The whole ordeal has been going on for about 90 minutes (I wish I could say 60 minutes, or 60 pages for that matter), and I have already developed a strong, if entirely silent, rapport with a bunch of people who are with me in this. The tall guy standing next to me on the bus, whose bulge bracket employer can easily be identified by the canvas sports bag between his feet. The billionaire sitting in the back of the bus, whom I almost didn’t recognize because he keeps such a low profile and who seems really humble. A gentleman from a company I used to intern at many years ago, whose name I have forgotten but who hasn’t changed a bit. Another tall guy in a turquoise, double-breasted jacket, pretty audacious for business attire. In case you’re wondering why no women are in this list – well, there weren’t that many. More importantly, they tend to be more relaxed and less conspirational in these types of situations. With male business travellers, who mostly belong to the “alpha” category, it’s all about eye-rolling, cussing and this knowing, implicit solidarity when they lock eyes.

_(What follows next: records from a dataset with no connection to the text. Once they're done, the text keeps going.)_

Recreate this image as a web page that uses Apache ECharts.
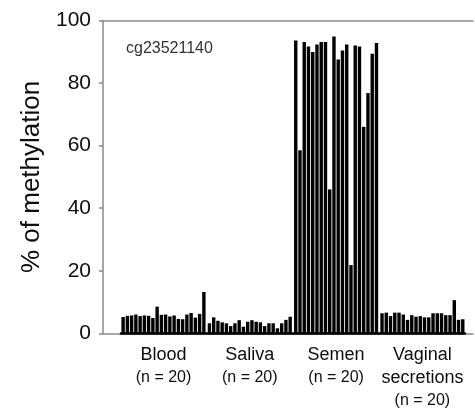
<!DOCTYPE html>
<html>
<head>
<meta charset="utf-8">
<script src="https://cdn.jsdelivr.net/npm/echarts@6/dist/echarts.min.js"></script>
<style>
  html, body { margin: 0; padding: 0; background: #fff; }
  #chart { width: 475px; height: 414px; }
</style>
</head>
<body>
<div id="chart"></div>
<script>
// CpG site shown in the panel
const markerName = 'cg23521140';

// Body-fluid groups and sample counts
const groupNames = ['Blood', 'Saliva', 'Semen', 'Vaginal\nsecretions'];
const groupCounts = [20, 20, 20, 20];

// % methylation per sample
const blood   = [5.2, 5.6, 5.7, 6.0, 5.5, 5.7, 5.6, 4.9, 8.5, 5.9, 6.0, 5.4, 5.7, 4.6, 4.5, 6.0, 6.5, 5.0, 6.2, 13.2];
const saliva  = [3.2, 5.1, 4.0, 3.5, 3.2, 2.3, 3.2, 4.2, 2.1, 3.7, 4.2, 3.7, 3.5, 2.3, 3.2, 3.2, 1.6, 3.2, 4.3, 5.3];
const semen   = [93.6, 58.5, 93.1, 91.7, 89.9, 92.3, 93.1, 93.1, 46.0, 94.9, 87.5, 90.4, 92.3, 21.8, 92.0, 91.7, 66.0, 76.8, 89.4, 92.8];
const vaginal = [6.4, 6.6, 5.5, 6.6, 6.6, 6.0, 4.3, 5.8, 5.3, 5.5, 5.1, 5.1, 6.4, 6.4, 6.4, 5.8, 5.8, 10.6, 4.3, 4.5];
const groupValues = [blood, saliva, semen, vaginal];

// Value axis
const yMin = 0, yMax = 100, yStep = 20;
const yAxisTitle = '% of methylation';

const FONT = '"Liberation Sans", Arial, Helvetica, sans-serif';
const TEXT = '#0d0d0d';
const AXIS_GREY = '#8a8a8a';
const PLOT_TOP = 20.5;
const PLOT_BOTTOM = 80.7;

// Layout: one frame grid with the value axis, then one narrow grid per group
const FRAME_LEFT = 103;
const GROUP_LEFT0 = 121;
const GROUP_PITCH = 86.3;
const GROUP_WIDTH = 85;

const grids = [{ left: FRAME_LEFT, right: 2, top: PLOT_TOP, bottom: PLOT_BOTTOM }];
const xAxes = [
  { gridIndex: 0, type: 'category', data: [], position: 'bottom',
    axisLine: { lineStyle: { color: AXIS_GREY, width: 1.5 } },
    axisTick: { show: false }, axisLabel: { show: false } },
  { gridIndex: 0, type: 'category', data: [], position: 'top',
    axisLine: { lineStyle: { color: AXIS_GREY, width: 1.5 } },
    axisTick: { show: false }, axisLabel: { show: false } }
];
const yAxes = [{
  gridIndex: 0, type: 'value', min: yMin, max: yMax, interval: yStep,
  axisLine: { show: true, lineStyle: { color: AXIS_GREY, width: 1.5 } },
  axisTick: { show: true, inside: false, length: 4, lineStyle: { color: AXIS_GREY, width: 1.5 } },
  axisLabel: { fontSize: 21, color: TEXT, fontFamily: FONT, margin: 12 },
  splitLine: { show: false },
  name: yAxisTitle, nameLocation: 'middle', nameGap: 57, nameRotate: 90,
  nameTextStyle: { fontSize: 26, color: TEXT, fontFamily: FONT }
}];
const series = [];

groupValues.forEach((vals, g) => {
  const gi = grids.length;
  const left = GROUP_LEFT0 + g * GROUP_PITCH;
  grids.push({ left: left, width: GROUP_WIDTH, top: PLOT_TOP, bottom: PLOT_BOTTOM });

  const barAxis = xAxes.length;
  xAxes.push({
    gridIndex: gi, type: 'category', data: vals.map((_, i) => String(i + 1)),
    axisLine: { lineStyle: { color: '#000', width: 2.5 } },
    axisTick: { show: false }, axisLabel: { show: false }
  });
  const lines = groupNames[g].split('\n').map(s => '{a|' + s + '}');
  lines.push('{b|(n = ' + groupCounts[g] + ')}');
  xAxes.push({
    gridIndex: gi, type: 'category', data: [groupNames[g]], position: 'bottom',
    axisLine: { show: false }, axisTick: { show: false },
    axisLabel: {
      margin: 10, interval: 0,
      formatter: () => lines.join('\n'),
      rich: {
        a: { fontSize: 18, lineHeight: 23, color: TEXT, fontFamily: FONT },
        b: { fontSize: 16, lineHeight: 22, color: TEXT, fontFamily: FONT }
      }
    }
  });
  const yi = yAxes.length;
  yAxes.push({ gridIndex: gi, type: 'value', min: yMin, max: yMax, show: false });

  series.push({
    type: 'bar', xAxisIndex: barAxis, yAxisIndex: yi, data: vals,
    barCategoryGap: '20%', itemStyle: { color: '#000' },
    silent: true, animation: false
  });
});

const chart = echarts.init(document.getElementById('chart'), null, { renderer: 'canvas' });
chart.setOption({
  backgroundColor: '#fff',
  animation: false,
  title: {
    text: markerName, left: 121, top: 36,
    textStyle: { fontSize: 16, fontWeight: 'normal', color: '#333', fontFamily: FONT }
  },
  grid: grids,
  xAxis: xAxes,
  yAxis: yAxes,
  series: series
});
</script>
</body>
</html>
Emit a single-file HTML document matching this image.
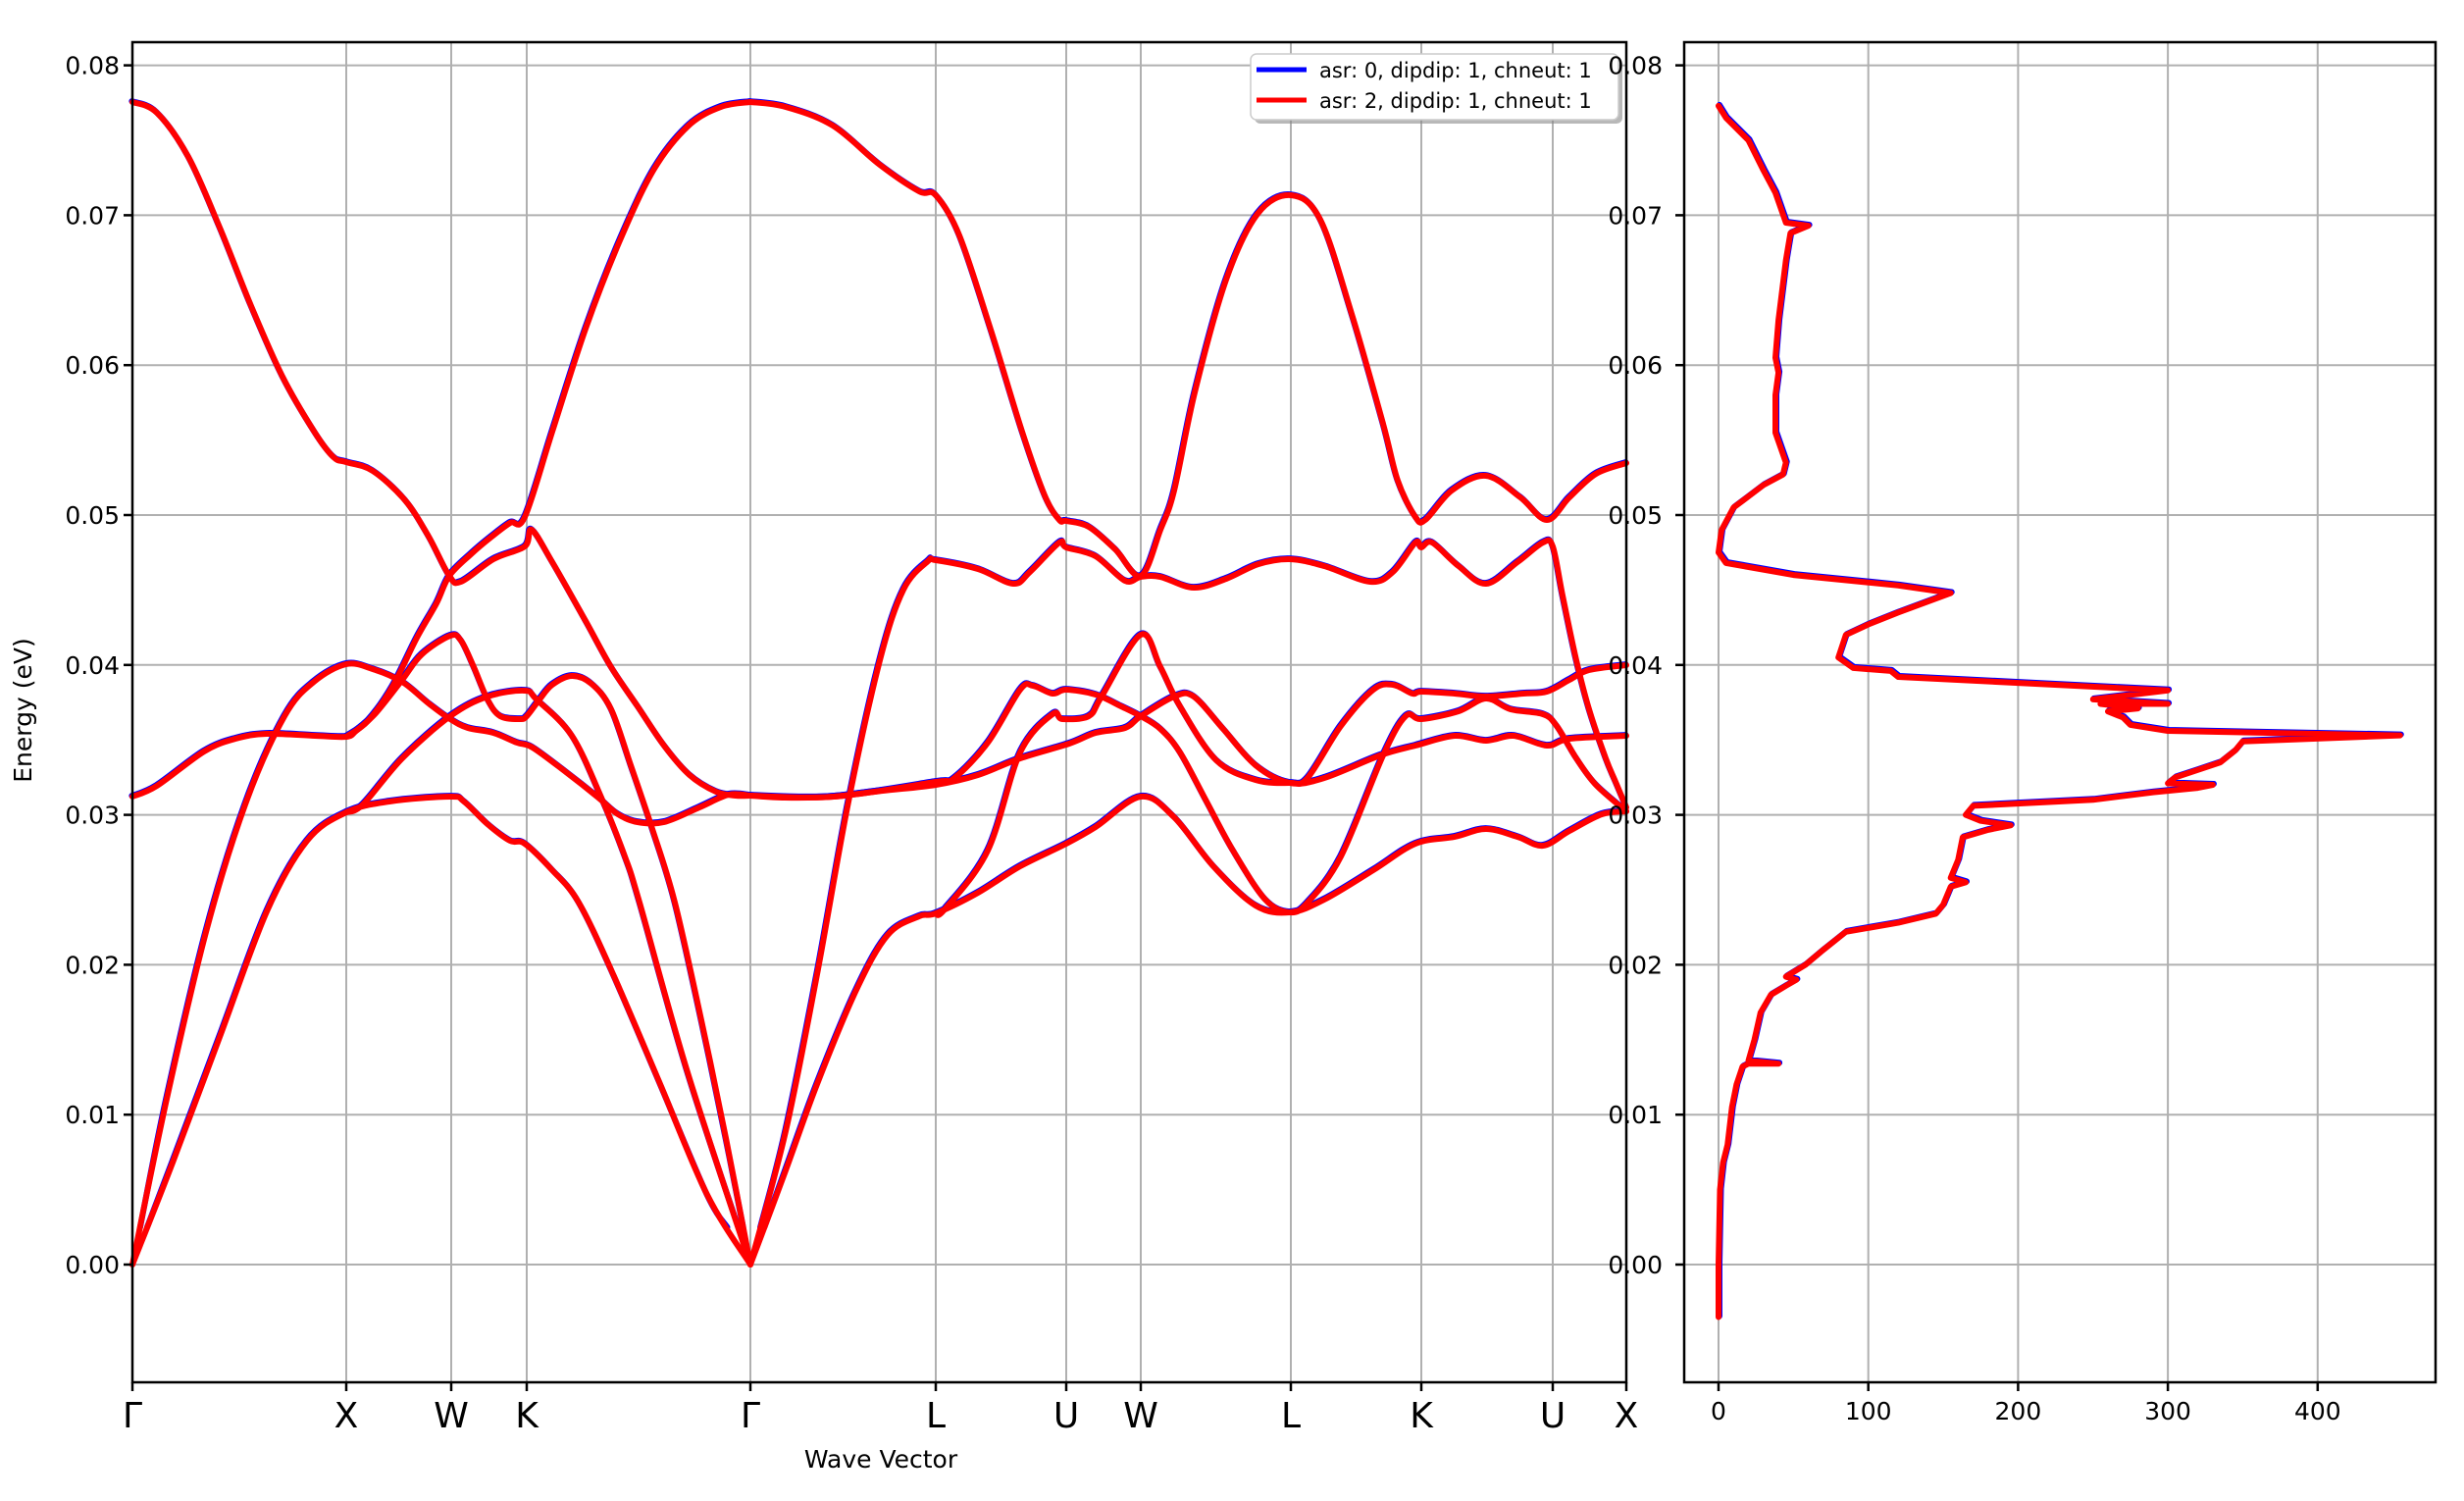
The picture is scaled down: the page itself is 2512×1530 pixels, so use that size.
<!DOCTYPE html>
<html><head><meta charset="utf-8"><style>
html,body{margin:0;padding:0;background:#fff;}
svg{display:block;font-family:"DejaVu Sans","Liberation Sans",sans-serif;}
</style></head><body>
<svg id="s" width="2512" height="1530" viewBox="0 0 2512 1530" xmlns="http://www.w3.org/2000/svg">
<rect width="2512" height="1530" fill="#fff"/>
<g id="grid" stroke="#b0b0b0" stroke-width="2"></g>
<g id="blue" fill="none" stroke="#0000ff" stroke-width="6" stroke-linejoin="round" stroke-linecap="round"></g>
<g id="red" fill="none" stroke="#ff0000" stroke-width="6" stroke-linejoin="round" stroke-linecap="round"></g>
<g id="axes" fill="none" stroke="#000" stroke-width="2.5"></g>
<g id="labels" fill="#000" font-size="25"></g>
<text x="898" y="1496" font-size="25" text-anchor="middle">Wave Vector</text>
<text transform="translate(32,724) rotate(-90)" font-size="25" text-anchor="middle">Energy (eV)</text>
<rect x="1279" y="59" width="375" height="67" rx="6" fill="#888" opacity="0.6"/>
<rect x="1275" y="55" width="375" height="67" rx="6" fill="#fff" stroke="#ccc" stroke-width="1.5"/>
<line x1="1281" y1="71" x2="1332" y2="71" stroke="#0000ff" stroke-width="5"/>
<line x1="1281" y1="102" x2="1332" y2="102" stroke="#ff0000" stroke-width="5"/>
<text x="1345" y="79" font-size="21">asr: 0, dipdip: 1, chneut: 1</text>
<text x="1345" y="110" font-size="21">asr: 2, dipdip: 1, chneut: 1</text>
<g id="labels2" fill="#000" font-size="25"></g>
</svg>
<script>
var NS="http://www.w3.org/2000/svg";
function el(p,t,a,txt){var e=document.createElementNS(NS,t);for(var k in a)e.setAttribute(k,a[k]);if(txt!==undefined)e.textContent=txt;document.getElementById(p).appendChild(e);return e;}
var L=135,R=1658,T=43,B=1409,R2L=1717,R2R=2483;
function Y(E){return 1289-E*15280;}
var xt=[[135,"Γ"],[353,"X"],[460,"W"],[537,"K"],[765,"Γ"],[954,"L"],[1087,"U"],[1163,"W"],[1316,"L"],[1449,"K"],[1583,"U"],[1658,"X"]];
for(var i=0;i<=8;i++){var y=Y(i/100);
 el("grid","line",{x1:L,x2:R,y1:y,y2:y});el("grid","line",{x1:R2L,x2:R2R,y1:y,y2:y});
 el("axes","line",{x1:L-9,x2:L,y1:y,y2:y});el("axes","line",{x1:R2L-9,x2:R2L,y1:y,y2:y});
 el("labels","text",{x:L-13,y:y+9,"text-anchor":"end"},"0.0"+i);
 el("labels2","text",{x:1695,y:y+9,"text-anchor":"end"},"0.0"+i);
}
xt.forEach(function(t){el("grid","line",{x1:t[0],x2:t[0],y1:T,y2:B});el("axes","line",{x1:t[0],x2:t[0],y1:B,y2:B+9});
 el("labels","text",{x:t[0],y:1455,"text-anchor":"middle","font-size":"36"},t[1]);});
for(var v=0;v<=400;v+=100){var x=1752+v*1.527;el("grid","line",{x1:x,x2:x,y1:T,y2:B});el("axes","line",{x1:x,x2:x,y1:B,y2:B+9});
 el("labels","text",{x:x,y:1447,"text-anchor":"middle"},""+v);}
el("axes","rect",{x:L,y:T,width:R-L,height:B-T});
el("axes","rect",{x:R2L,y:T,width:R2R-R2L,height:B-T});
function cr(p){var d="M"+p[0][0]+","+p[0][1];for(var i=0;i<p.length-1;i++){var p0=p[i-1]||p[i],p1=p[i],p2=p[i+1],p3=p[i+2]||p2;
 var c1=[p1[0]+(p2[0]-p0[0])/6,p1[1]+(p2[1]-p0[1])/6],c2=[p2[0]-(p3[0]-p1[0])/6,p2[1]-(p3[1]-p1[1])/6];
 d+="C"+c1[0].toFixed(1)+","+c1[1].toFixed(1)+" "+c2[0].toFixed(1)+","+c2[1].toFixed(1)+" "+p2[0]+","+p2[1];}return d;}
var C=[
[[135,104],[160,115],[192,160],[224,232],[256,312],[288,384],[321,441],[340,466],[353,471],[380,480],[413,510],[437,547],[458,587],[470,593],[503,570],[535,557],[542,540],[563,573],[597,633],[623,680],[650,720],[677,760],[703,790],[730,807],[750,811],[765,811]],
[[135,812],[160,801],[208,766],[240,753],[272,748],[321,750],[353,751],[363,745],[383,727],[410,693],[430,667],[459,648],[470,653],[483,680],[497,713],[510,730],[530,733],[537,730],[550,713],[563,698],[583,689],[603,697],[623,723],[643,780],[665,845],[688,920],[715,1040],[740,1160],[765,1289]],
[[135,1289],[170,1120],[210,950],[250,820],[290,730],[320,695],[353,677],[380,682],[410,695],[437,717],[459,733],[477,742],[503,747],[527,757],[543,762],[577,787],[610,813],[630,830],[650,838],[677,838],[713,823],[743,810],[765,811]],
[[135,1289],[176,1185],[224,1057],[272,929],[313,857],[353,828],[397,817],[459,812],[473,817],[497,840],[520,857],[535,860],[563,887],[590,920],[625,993],[673,1105],[721,1218],[765,1289]],
[[353,828],[370,820],[410,773],[459,730],[497,710],[535,704],[547,713],[583,750],[613,813],[637,873],[652,920],[700,1090],[765,1289]],
[[353,751],[375,735],[400,700],[425,650],[445,615],[458,587],[480,565],[500,548],[520,533],[535,527],[563,440],[597,335],[632,245],[667,172],[702,128],[735,109],[765,104]],
[[765,104],[801,109],[849,128],[897,168],[937,195],[954,199],[978,240],[1010,336],[1042,440],[1065,505],[1080,530],[1087,531],[1110,537],[1137,560],[1163,587],[1183,540],[1197,500],[1218,400],[1250,285],[1282,218],[1316,199],[1346,224],[1378,320],[1410,432],[1425,490],[1443,527],[1453,530],[1480,500],[1515,485],[1550,507],[1577,530],[1600,507],[1627,483],[1658,472]],
[[765,1289],[801,1153],[833,993],[865,817],[897,673],[921,601],[946,572],[954,571],[997,580],[1033,595],[1050,583],[1080,553],[1087,558],[1117,567],[1147,592],[1163,588],[1183,588],[1217,599],[1250,590],[1283,575],[1315,570],[1350,577],[1397,593],[1420,583],[1443,553],[1449,558],[1460,553],[1487,577],[1515,595],[1547,573],[1573,553],[1583,557],[1593,607],[1607,673],[1620,723],[1637,773],[1647,797],[1658,823]],
[[765,811],[800,813],[850,812],[900,806],[954,800],[997,790],[1040,773],[1090,758],[1117,747],[1147,742],[1163,730],[1197,710],[1217,710],[1247,743],[1280,780],[1315,798],[1350,793],[1407,770],[1443,760],[1483,750],[1515,755],[1543,750],[1577,760],[1600,753],[1658,750]],
[[765,811],[850,812],[954,797],[973,793],[1007,757],[1040,703],[1053,699],[1073,707],[1087,703],[1117,708],[1143,720],[1163,730],[1183,743],[1203,767],[1230,817],[1257,867],[1290,917],[1315,930],[1333,920],[1367,873],[1410,770],[1433,730],[1449,733],[1487,725],[1515,712],[1540,723],[1573,728],[1587,740],[1607,773],[1627,800],[1658,827]],
[[765,1289],[801,1193],[833,1105],[873,1009],[905,953],[937,934],[954,931],[997,910],[1040,883],[1087,860],[1117,843],[1163,812],[1197,833],[1237,883],[1280,923],[1315,930],[1350,917],[1400,887],[1443,860],[1483,853],[1515,845],[1547,853],[1573,862],[1600,847],[1633,830],[1658,827]],
[[954,931],[963,927],[1007,867],[1040,767],[1073,728],[1083,733],[1110,730],[1123,710],[1163,647],[1183,680],[1203,720],[1240,775],[1280,795],[1315,798],[1333,793],[1367,740],[1400,703],[1420,698],[1440,707],[1449,705],[1483,707],[1515,710],[1553,707],[1577,705],[1600,693],[1620,683],[1658,678]]
];
C.forEach(function(p){
 var b=p.map(function(q){return [q[0]-0.6,q[1]-0.9];});
 var n=b.length;
 // blue acoustic endpoints at Γ lifted to 0.0025: only shift the tip
 if((Math.abs(p[0][0]-135)<1||Math.abs(p[0][0]-765)<1)&&p[0][1]>1280){var dx=p[1][0]-p[0][0],dy=p[1][1]-p[0][1];var t=38/Math.abs(dy);b[0]=[p[0][0]+dx*t,1251];}
 if((Math.abs(p[n-1][0]-765)<1)&&p[n-1][1]>1280){var dx=p[n-2][0]-p[n-1][0],dy=p[n-2][1]-p[n-1][1];var t=38/Math.abs(dy);b[n-1]=[p[n-1][0]+dx*t,1251];}
 el("blue","path",{d:cr(b)});el("red","path",{d:cr(p)});});
var D=[[0,-0.0035],[0,0],[1,0.005],[3,0.0068],[6,0.008],[9,0.0105],[12,0.012],[16,0.0132],[20,0.0134],[40,0.0134],[20,0.0136],[24,0.015],[28,0.0168],[35,0.018],[45,0.0186],[52,0.019],[45,0.0192],[58,0.02],[70,0.021],[85,0.0222],[120,0.0228],[145,0.0234],[150,0.024],[155,0.0252],[165,0.0255],[155,0.0258],[160,0.027],[163,0.0285],[180,0.029],[195,0.0293],[175,0.0296],[165,0.03],[170,0.0306],[250,0.031],[290,0.0315],[320,0.0318],[330,0.032],[300,0.0321],[305,0.0325],[320,0.033],[335,0.0335],[345,0.0343],[350,0.0349],[455,0.0353],[300,0.0356],[275,0.036],[270,0.0365],[260,0.0369],[280,0.0371],[255,0.0374],[300,0.0374],[250,0.0377],[300,0.0383],[200,0.0388],[120,0.0392],[115,0.0396],[90,0.0398],[80,0.0405],[85,0.042],[100,0.0427],[120,0.0435],[155,0.0448],[120,0.0453],[50,0.046],[5,0.0468],[0,0.0475],[2,0.049],[10,0.0505],[30,0.052],[43,0.0527],[45,0.0535],[38,0.0555],[38,0.058],[40,0.0595],[38,0.0605],[40,0.063],[45,0.067],[48,0.0688],[60,0.0693],[45,0.0695],[38,0.0715],[30,0.073],[20,0.075],[5,0.0765],[0,0.0773]];
var pb="",pr="";D.forEach(function(d,i){var x=1752+d[0]*1.527,y=Y(d[1]);pr+=(i?"L":"M")+x.toFixed(1)+","+y.toFixed(1);pb+=(i?"L":"M")+(x+1).toFixed(1)+","+(y-1).toFixed(1);});
el("blue","path",{d:pb});el("red","path",{d:pr});
</script>
</body></html>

It’s pretty obvious that tight places create spontaneous herding behavior. But if you have a largely homogenous group of people, the common direction and purpose adds to the connection (so do dramatic events like the one today, when cops swooped in after touchdown and arrested a family with two kids, why I don’t know). They’re heading to the same place, are more or less equally busy and annoyed with the situation, are constantly checking their phones or hacking away at their laptops. But they’re not alone. They are bound together by a bond that is transitory by nature, yet surprisingly strong. After a while, you become extremely efficient at checking people out and form allegiances very quickly. They disappear just as quickly though. Once you step off the plane, the magic is almost gone. Maybe it lasts until immigration, which is prone to causing irritation and thus commiseration. But after that, people are back on their phones, rushing to the train or taxi, and off they go. You might see them again, but more likely not. But you knew them while it lasted. I call it community à la minute.